つまり、国の地価政策、住宅政策に関する先行き不安とは全く関わりなく、現状では都市圏中心部およびその近郊の住宅市場は活性化しているとみることができる。

 先日、一部報道で昨年4~9月における全国平均の取引価格が前年比6.2%減とあったが、首都圏などは正反対の状況にある。

 ただし、住宅価格の先行きに対する不安要素もある。実は東京都もしくは東京23区からは人が流出し始めているからだ。

 地域間の人の移動を住民票ベースで調査している総務省の「住民基本台帳人口移動報告月報」によれば、東京都および東京23区からは2020年6月以降2021年2月まで8カ月連続の転出超過(=流出する人口が流入する人口を上回る現象)が続いている。

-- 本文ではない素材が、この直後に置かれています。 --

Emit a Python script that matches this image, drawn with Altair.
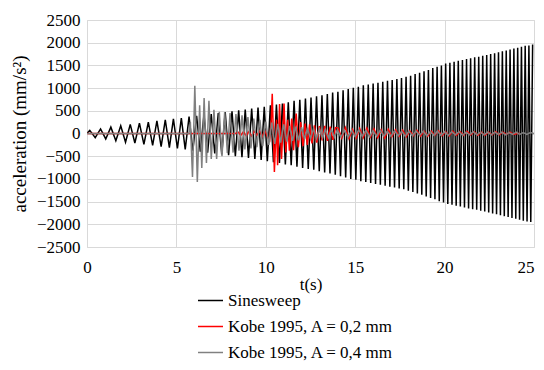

 同じ首都圏において、コロナで仕事を失った人などが多数流出している一方で、一定の所得者層以上では住宅需要の拡大が顕著になるというのは、経済的格差の拡大が進んでいることを暗に示しているようにみえる。

 医療、福祉、教育、安全、雇用などと並んで住宅政策は国の重要政策の一つであり続けている。特に住宅はいったん取得すれば長期にわたって安定的に都市計画税や固定資産税、住民税などの税収が見込まれるため、住宅取得策は常に経済政策の柱とされてきた。

 都市圏、特に東京都心・近郊で住宅価格が上昇するというのは市場性や利用価値の高さといった側面から見て正しいとしても、長期的に見れば決して歓迎すべき現象ではない。経済的格差の是正という観点から、さらに土地・住宅政策を見直す必要があるのではないだろうか。

(記事は個人の見解であり、執筆者が所属する会社の見解を示すものではありません)。